I don't know about the need for touch-first, but I can certainly see where the blog post is coming from.

It's not so much about what the iPad can do, it's more about what it cannot do and that there's no technical reason for its limitations.

It's kind of pointless to have two separate device classes when there's no technical difference between them anymore. Before the release of the M1 laptop and Mac Mini it could have been argued that the more traditional machines were more powerful and expandable.

But there's literally no difference between the hardware of a Macbook, Mac Mini, and iPad Pro apart from peripherals (e.g. screen, keyboard, touchpad). Why would a developer even need two devices when the laptop runs the same hardware and is only missing things (modem, touch screen, sensors, cameras)?

> But there's literally no difference between the hardware of a Macbook, Mac Mini, and iPad Pro apart from peripherals (e.g. screen, keyboard, touchpad).

screen, keyboard, trackpad, touch screen ports, are A LOT of what defines the hardware. It is clearly not only chipset and RAM.

> Why would a developer even need two devices when the laptop runs the same hardware and is only missing things (modem, touch screen, sensors, cameras)?

Maybe they don't need two devices in the first place. Isn't a MBP a very capable, portable, software development device? If the issue is that moving around with a MBP13 and an iPadPro with keyboard is cumbersome / heavy, then maybe the MBP plus the cheapest iPad with no keyboard would be more bearable and cover most of the use cases? Maybe the MPB and the iPhone can cover enough use cases.

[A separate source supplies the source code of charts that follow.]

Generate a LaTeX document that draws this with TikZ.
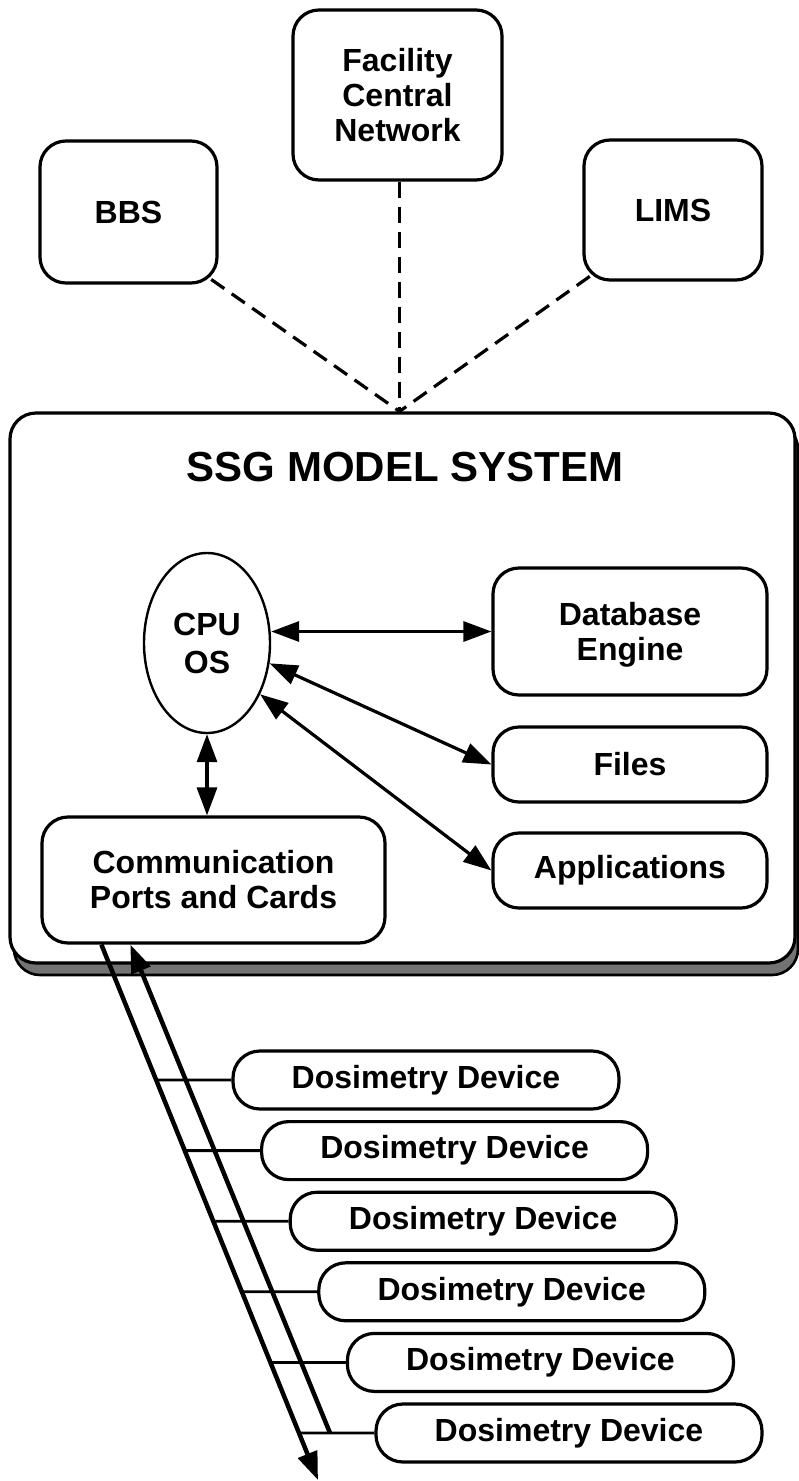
\documentclass[tikz,border=0pt]{standalone}
\usepackage{fontspec}
\setmainfont{Liberation Sans}
\usetikzlibrary{arrows.meta,shapes.geometric,calc}
\begin{document}
\begin{tikzpicture}[x=1pt,y=-1pt,
  every node/.style={font=\fontsize{32}{35}\selectfont\bfseries, align=center, inner sep=0pt},
  rbox/.style={draw, line width=3.2pt, rounded corners=26pt, rectangle, fill=white},
  dev/.style={rbox, minimum width=386pt, minimum height=58pt, rounded corners=27pt},
  dashln/.style={line width=3.2pt, dash pattern=on 16pt off 9pt},
  dbl/.style={line width=3.2pt, {Triangle[length=28pt,width=20pt]}-{Triangle[length=28pt,width=20pt]}},
  busln/.style={line width=4.5pt, -{Triangle[length=28pt,width=20pt]}},
  tap/.style={line width=2.8pt}
]
\useasboundingbox (0,0) rectangle (799,1481);

% outer systems
\node[rbox, minimum width=177pt, minimum height=142pt] (bbs) at (128.5,212) {BBS};
\node[rbox, minimum width=209pt, minimum height=170pt] (fcn) at (397.5,95) {Facility\\Central\\Network};
\node[rbox, minimum width=178pt, minimum height=140pt] (lims) at (673,210) {LIMS};

% SSG model system with shadow
\fill[black!55, rounded corners=26pt] (14,423) rectangle (798,975);
\draw[line width=2.6pt, rounded corners=26pt] (14,423) rectangle (798,975);
\node[rbox, minimum width=785pt, minimum height=550pt] (ssg) at (402.5,688) {};
\node[font=\fontsize{42}{46}\selectfont\bfseries, anchor=base] (title) at (405,481) {SSG MODEL SYSTEM};
\coordinate (J) at ($(ssg.north)+(-3,0)$);

\draw[dashln] ($(bbs.south east)!-9pt!(J)$) -- (J);
\draw[dashln] ($(lims.south west)!-9pt!(J)$) -- (J);
\draw[dashln] (J |- fcn.south) -- (J);

% inner components
\node[draw, ellipse, line width=2.4pt, fill=white, minimum width=126pt, minimum height=180pt] (cpu) at (207,643) {CPU\\[3pt]OS};
\node[rbox, minimum width=274pt, minimum height=127pt, text depth=0pt] (db) at (630,631.5) {Database\\Engine};
\node[rbox, minimum width=274pt, minimum height=75pt] (files) at (630,764.5) {Files};
\node[rbox, minimum width=274pt, minimum height=75pt] (apps) at (630,870.5) {Applications};
\node[rbox, minimum width=343pt, minimum height=126pt] (comm) at (213.5,880) {Communication\\Ports and Cards};

\draw[dbl] (cpu.east |- db.west) -- (db.west);
\draw[dbl] (cpu.-18) -- (files.west);
\draw[dbl] (cpu.-44) -- (apps.west);
\draw[dbl] (cpu.south) -- (cpu.south |- comm.north);

% bus
\coordinate (b1top) at ($(comm.south west)+(61,0)$);
\coordinate (b1end) at (318,1480);
\coordinate (b2top) at ($(comm.south west)+(90,0)$);
\coordinate (b2end) at (330,1433);
\draw[busln] (b1top) -- (b1end);
\draw[busln] (b2end) -- (b2top);

% dosimetry devices
\foreach \i [evaluate=\i as \xx using 426+28.6*(\i-1), evaluate=\i as \yy using 1080+70.6*(\i-1)] in {1,...,6} {
  \node[dev] (d\i) at (\xx,\yy) {Dosimetry Device};
  \draw[tap] (intersection of b1top--b1end and d\i.west--d\i.east) -- (d\i.west);
}
\end{tikzpicture}
\end{document}
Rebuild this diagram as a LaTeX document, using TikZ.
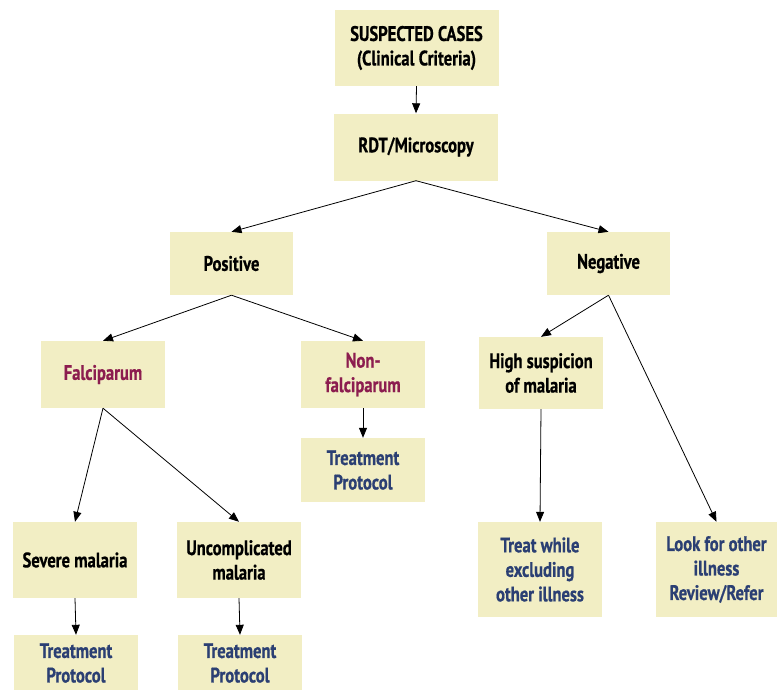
\documentclass[tikz,border=0pt]{standalone}
\usepackage{fontspec}
\setmainfont{PT Sans}[FakeStretch=0.79, BoldFeatures={FakeBold=0.6}]
\usetikzlibrary{arrows.meta}
\definecolor{boxfill}{HTML}{F2EEC4}
\definecolor{maroon}{HTML}{8C1D4F}
\definecolor{navy}{HTML}{2B3F73}
\tikzset{
  box/.style={fill=boxfill, draw=none, align=center, inner sep=2pt,
    font=\fontsize{21}{24.5}\selectfont\bfseries, text=black},
  mtext/.style={text=maroon},
  ntext/.style={text=navy},
  conn/.style={draw=black, line width=0.8pt, -{Triangle[length=10pt,width=8pt]}},
}
\begin{document}
\begin{tikzpicture}[x=1pt,y=-1pt]
\useasboundingbox (0,0) rectangle (777,689);
\node[box, minimum width=164pt, minimum height=76pt] (sc) at (416.5,48) {SUSPECTED CASES\\(Clinical Criteria)};
\node[box, minimum width=164pt, minimum height=67pt] (rdt) at (416,147) {RDT/Microscopy};
\node[box, minimum width=123pt, minimum height=63pt] (pos) at (231.5,263.5) {Positive};
\node[box, minimum width=123pt, minimum height=63pt] (neg) at (608.5,263.5) {Negative};
\node[box, mtext, minimum width=124pt, minimum height=67pt] (fal) at (103,374.5) {Falciparum};
\node[box, mtext, minimum width=124pt, minimum height=67pt] (nonf) at (363,374.5) {Non-\\falciparum};
\node[box, ntext, minimum width=124pt, minimum height=64pt] (tp1) at (363,470) {Treatment\\Protocol};
\node[box, minimum width=124pt, minimum height=76pt] (sev) at (75,560) {Severe malaria};
\node[box, minimum width=124pt, minimum height=76pt] (unc) at (239,560) {Uncomplicated\\malaria};
\node[box, ntext, minimum width=124pt, minimum height=56pt] (tp2) at (76,663) {Treatment\\Protocol};
\node[box, ntext, minimum width=124pt, minimum height=56pt] (tp3) at (240,663) {Treatment\\Protocol};
\node[box, minimum width=124pt, minimum height=72pt] (hs) at (541,373) {High suspicion\\of malaria};
\node[box, ntext, minimum width=124pt, minimum height=95pt] (tw) at (540,569.5) {Treat while\\excluding\\other illness};
\node[box, ntext, minimum width=122pt, minimum height=95pt] (lf) at (716.5,569.5) {Look for other\\illness\\Review/Refer};
\draw[conn] (sc.south) -- (rdt.north);
\draw[conn] (rdt.south) -- (pos.north);
\draw[conn] (rdt.south) -- (neg.north);
\draw[conn] (pos.south) -- (fal.north);
\draw[conn] (pos.south) -- (nonf.north);
\draw[conn] (fal.south) -- (sev.north);
\draw[conn] (fal.south) -- (unc.north);
\draw[conn] (nonf.south) -- (tp1.north);
\draw[conn] (sev.south) -- (tp2.north);
\draw[conn] (unc.south) -- (tp3.north);
\draw[conn] (neg.south) -- (hs.north);
\draw[conn] (neg.south) -- (lf.north);
\draw[conn] (hs.south) -- (tw.north);
\end{tikzpicture}
\end{document}
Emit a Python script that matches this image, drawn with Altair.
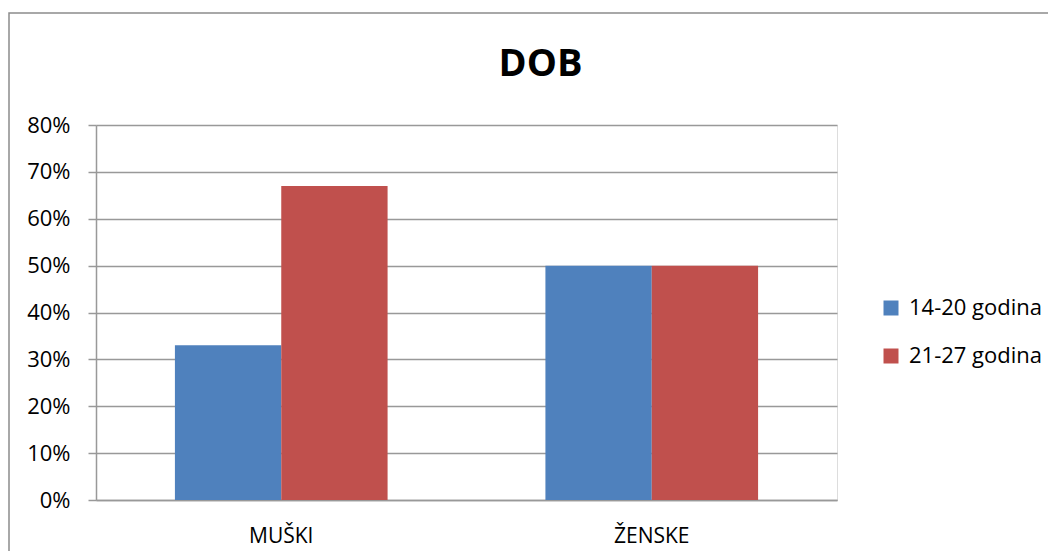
import altair as alt
import pandas as pd

categories = ["MUŠKI", "ŽENSKE"]
series = ["14-20 godina", "21-27 godina"]
values_14_20 = [0.33, 0.50]
values_21_27 = [0.67, 0.50]
colors = ["#4F81BD", "#C0504D"]
y_ticks = [0, 0.1, 0.2, 0.3, 0.4, 0.5, 0.6, 0.7, 0.8]

rows = []
for i, c in enumerate(categories):
    rows.append({"kategorija": c, "serija": series[0], "vrijednost": values_14_20[i]})
    rows.append({"kategorija": c, "serija": series[1], "vrijednost": values_21_27[i]})
df = pd.DataFrame(rows)

FONT = "Open Sans"
W, H = 741, 375

bars = alt.Chart(df).mark_bar().encode(
    x=alt.X("kategorija:N", sort=categories, title=None,
            scale=alt.Scale(paddingInner=0.426, paddingOuter=0.213),
            axis=alt.Axis(labelAngle=0, ticks=False, labelFontSize=21, labelFont=FONT,
                          labelColor="#000000", labelPadding=25, domainColor="#999999",
                          domainWidth=1.5, grid=False)),
    xOffset=alt.XOffset("serija:N", sort=series),
    y=alt.Y("vrijednost:Q", title=None,
            scale=alt.Scale(domain=[0, 0.8], nice=False),
            axis=alt.Axis(format=".0%", values=y_ticks, tickSize=8, tickColor="#999999",
                          tickWidth=1.5, labelFontSize=22, labelFont=FONT,
                          labelColor="#000000", labelPadding=18, domainColor="#999999",
                          domainWidth=1.5, grid=True, gridColor="#999999", gridWidth=1.5)),
    color=alt.Color("serija:N", sort=series,
                    scale=alt.Scale(domain=series, range=colors),
                    legend=alt.Legend(title=None, orient="none", legendX=784, legendY=172,
                                      symbolType="square", symbolSize=225,
                                      symbolStrokeWidth=0, labelFontSize=22, labelFont=FONT,
                                      labelColor="#000000", rowPadding=26, labelOffset=7,
                                      padding=0)),
)

border = alt.Chart(pd.DataFrame({"b": [1]})).mark_rect(
    fill=None, stroke="#8c8c8c", strokeWidth=1.5
).encode(
    x=alt.value(-87), x2=alt.value(W + 260),
    y=alt.value(-112), y2=alt.value(H + 100),
)

chart = alt.layer(border, bars).properties(
    width=W, height=H,
    title=alt.TitleParams(text="DOB", fontSize=38, fontWeight="bold", font=FONT,
                          color="#000000", anchor="middle", dx=74, offset=-102,
                          baseline="alphabetic"),
    autosize=alt.AutoSizeParams(type="none"),
    padding={"left": 88, "top": 117, "right": 211, "bottom": 51},
).configure_view(stroke=None).configure(background="#ffffff")

chart.save("out.html", embed_options={"renderer": "svg", "actions": False})
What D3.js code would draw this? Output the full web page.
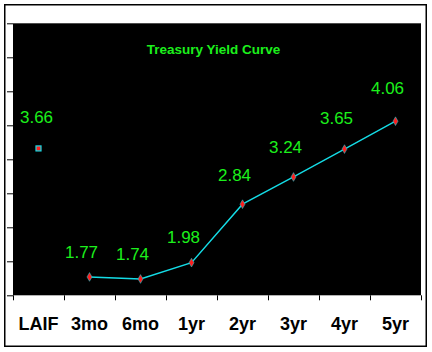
<!DOCTYPE html>
<html>
<head>
<meta charset="utf-8">
<script src="https://cdn.jsdelivr.net/npm/d3@7"></script>
<style>
  body { margin: 0; background: #fff; }
  #chart { width: 432px; height: 352px; }
</style>
</head>
<body>
<div id="chart"></div>
<script>
// data
let categories = ["LAIF", "3mo", "6mo", "1yr", "2yr", "3yr", "4yr", "5yr"];
let laifValue = 3.66;
let curveTerms = ["3mo", "6mo", "1yr", "2yr", "3yr", "4yr", "5yr"];
let curveValues = [1.77, 1.74, 1.98, 2.84, 3.24, 3.65, 4.06];
let yTicks = [1.5, 2, 2.5, 3, 3.5, 4, 4.5, 5, 5.5];
let chartTitle = "Treasury Yield Curve";

function drawYieldCurve() {
    let div_id = "#chart";
    let win_width = 432, win_height = 352;

    let margin = {top: 23.3, right: 11, bottom: 56.7, left: 13};
    let width = win_width - margin.left - margin.right;
    let height = win_height - margin.top - margin.bottom;

    let green = "#1cf01c";
    let cyan = "#14dce6";
    let red = "#ff1e1e";

    let svg = d3.select(div_id)
        .append("svg")
        .attr("width", win_width)
        .attr("height", win_height);

    // outer frame
    svg.append("rect")
        .attr("x", 4.75).attr("y", 4.75)
        .attr("width", 421.5).attr("height", 341.5)
        .attr("fill", "#fff")
        .attr("stroke", "#000")
        .attr("stroke-width", 1.5);

    let g = svg.append("g")
        .attr("transform", "translate(" + margin.left + "," + margin.top + ")");

    // black plot area
    g.append("rect")
        .attr("width", width).attr("height", height)
        .attr("fill", "#000");

    let x = d3.scaleBand().domain(categories).range([0, width]).padding(0);
    let edge = d3.scaleLinear().domain([0, categories.length]).range([0, width]);
    let y = d3.scaleLinear().domain([1.5, 5.5]).range([height, 0]);
    // value labels sit on a slightly stretched scale in the original
    let yLab = d3.scaleLinear().domain([1.5, 5.5]).range([height - 18, height - 18 - 286]);

    // y ticks (no labels)
    g.append("g")
        .call(d3.axisLeft(y).tickValues(yTicks).tickSize(6).tickFormat(""))
        .call(a => a.select(".domain").remove())
        .selectAll("line").attr("stroke", "#000");

    // x tick marks at category boundaries
    g.append("g")
        .attr("transform", "translate(0," + height + ")")
        .call(d3.axisBottom(edge).tickValues(d3.range(categories.length + 1)).tickSize(5).tickFormat(""))
        .call(a => a.select(".domain").remove())
        .selectAll("line").attr("stroke", "#000");

    // category labels
    g.selectAll(".cat")
        .data(categories)
        .join("text")
        .attr("class", "cat")
        .attr("x", d => x(d) + x.bandwidth() / 2)
        .attr("y", height + 34.7)
        .attr("text-anchor", "middle")
        .style("font-family", "Liberation Sans, Arial, sans-serif")
        .style("font-weight", "bold")
        .style("font-size", "18px")
        .attr("fill", "#000")
        .text(d => d);

    // title
    g.append("text")
        .attr("x", width / 2 - 3.5)
        .attr("y", 30.7)
        .attr("text-anchor", "middle")
        .style("font-family", "Liberation Sans, Arial, sans-serif")
        .style("font-weight", "bold")
        .style("font-size", "13.5px")
        .attr("fill", green)
        .text(chartTitle);

    let curve = curveTerms.map((t, i) => ({term: t, value: curveValues[i]}));
    let cx = d => x(d) + x.bandwidth() / 2;

    // yield curve line
    g.append("path")
        .datum(curve)
        .attr("fill", "none")
        .attr("stroke", cyan)
        .attr("stroke-width", 1.4)
        .attr("d", d3.line().x(d => cx(d.term)).y(d => y(d.value)));

    g.selectAll(".pt")
        .data(curve)
        .join("path")
        .attr("class", "pt")
        .attr("transform", d => "translate(" + cx(d.term) + "," + y(d.value) + ")")
        .attr("d", d3.symbol().type(d3.symbolDiamond).size(22))
        .attr("fill", red)
        .attr("stroke", cyan)
        .attr("stroke-width", 0.5);

    // LAIF point
    g.append("rect")
        .attr("x", cx("LAIF") - 2.5)
        .attr("y", y(laifValue) - 2.5)
        .attr("width", 5).attr("height", 5)
        .attr("fill", red)
        .attr("stroke", cyan)
        .attr("stroke-width", 1.2);

    // value labels
    let labels = [{term: "LAIF", value: laifValue}].concat(curve);
    g.selectAll(".val")
        .data(labels)
        .join("text")
        .attr("class", "val")
        .attr("x", d => cx(d.term) - (d.term == "LAIF" ? 2 : 8))
        .attr("y", d => yLab(d.value))
        .attr("text-anchor", "middle")
        .style("font-family", "Liberation Sans, Arial, sans-serif")
        .style("font-size", "17px")
        .attr("fill", green)
        .text(d => d3.format(".2f")(d.value));
}

drawYieldCurve();
</script>
</body>
</html>
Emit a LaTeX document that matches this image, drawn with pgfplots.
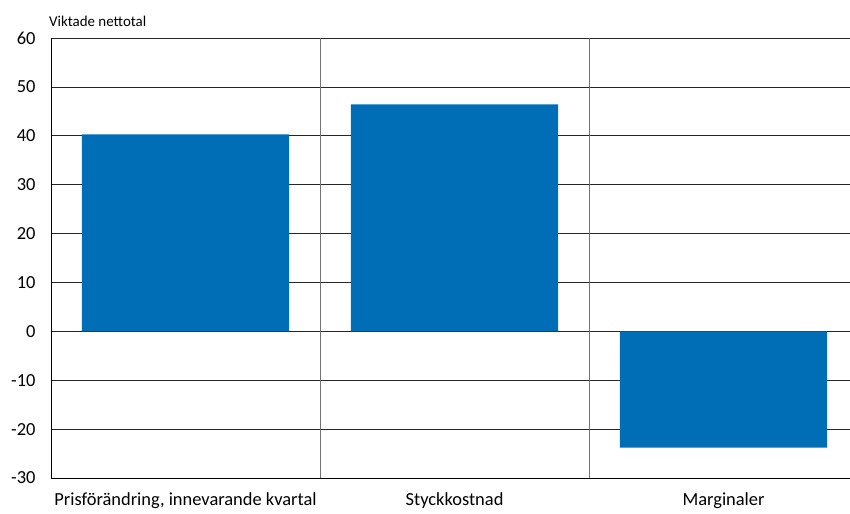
\documentclass[border=0pt]{standalone}
\usepackage{pgfplots}
\pgfplotsset{compat=1.18}
\usepackage{fontspec}
\setmainfont{Carlito}
\definecolor{barblue}{RGB}{0,110,183}
\begin{document}
\begin{tikzpicture}
\useasboundingbox (0,0) rectangle (850bp,514bp);
\begin{axis}[
  at={(51bp,36bp)}, anchor=south west,
  scale only axis,
  width=799bp, height=440bp,
  xmin=-0.5, xmax=2.47,
  ymin=-30, ymax=60,
  ytick={-30,-20,...,60},
  xtick={0,1,2},
  xticklabels={{Prisförändring, innevarande kvartal}, Styckkostnad, Marginaler},
  axis x line*=bottom,
  axis y line*=left,
  axis line style={black, line width=0.9pt},
  major tick length=0pt,
  ymajorgrids,
  major grid style={black!85, line width=0.6pt},
  extra x ticks={0.5,1.5},
  extra x tick labels={},
  extra x tick style={grid=major, major grid style={gray!90!black, line width=0.6pt}},
  /pgf/number format/assume math mode=true,
  tick label style={font=\fontsize{18.5}{20}\selectfont},
  yticklabel style={xshift=-12bp},
  xticklabel style={yshift=-11bp},
  ybar, bar width=0.77,
  clip=false,
]
\addplot[fill=barblue, draw=none] coordinates {(0,40.3) (1,46.4) (2,-23.8)};
\node[anchor=south west, inner sep=0pt, font=\fontsize{15}{17}\selectfont] at (rel axis cs:0,1) [xshift=-2bp, yshift=11bp] {Viktade nettotal};
\end{axis}
\end{tikzpicture}
\end{document}
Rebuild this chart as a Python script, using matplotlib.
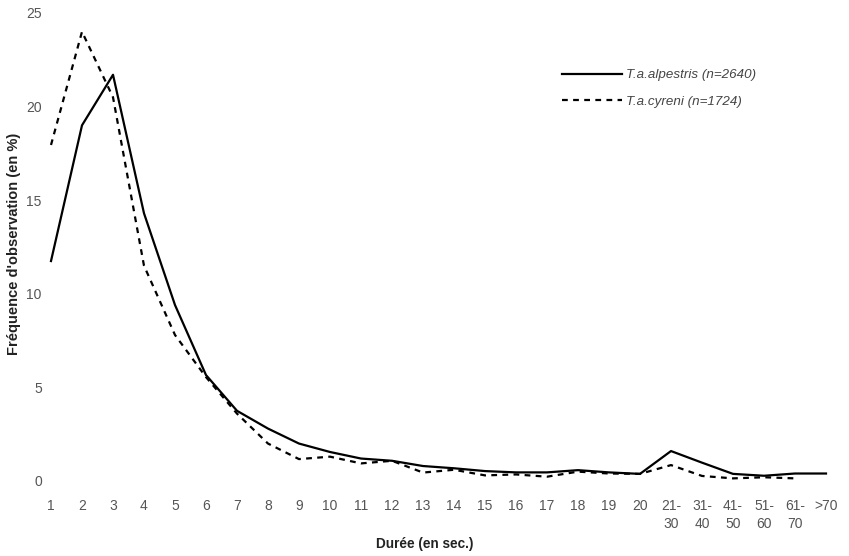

I think my point is that the reasoning around iPadpro and MBP should not be that they are in principle equally powerful, so they should allow me to do the same things equally well, rather than the two have distinctive hardware features (form, keyboard, ports...) that make one better suited than the other for specific tasks. Whether I value these specific tasks enough to buy both, depends on my personal needs (and cash reserves)

> Isn't a MBP a very capable, portable, software development device?

It's the other way around: isn't the iPad Pro an even more capable and portable software development device? That's my whole point, especially since now you could develop iPad (non-pro) software seamlessly on the device without the need for testing on external hardware (since it already has all the bits and bobs contrary to the MBP).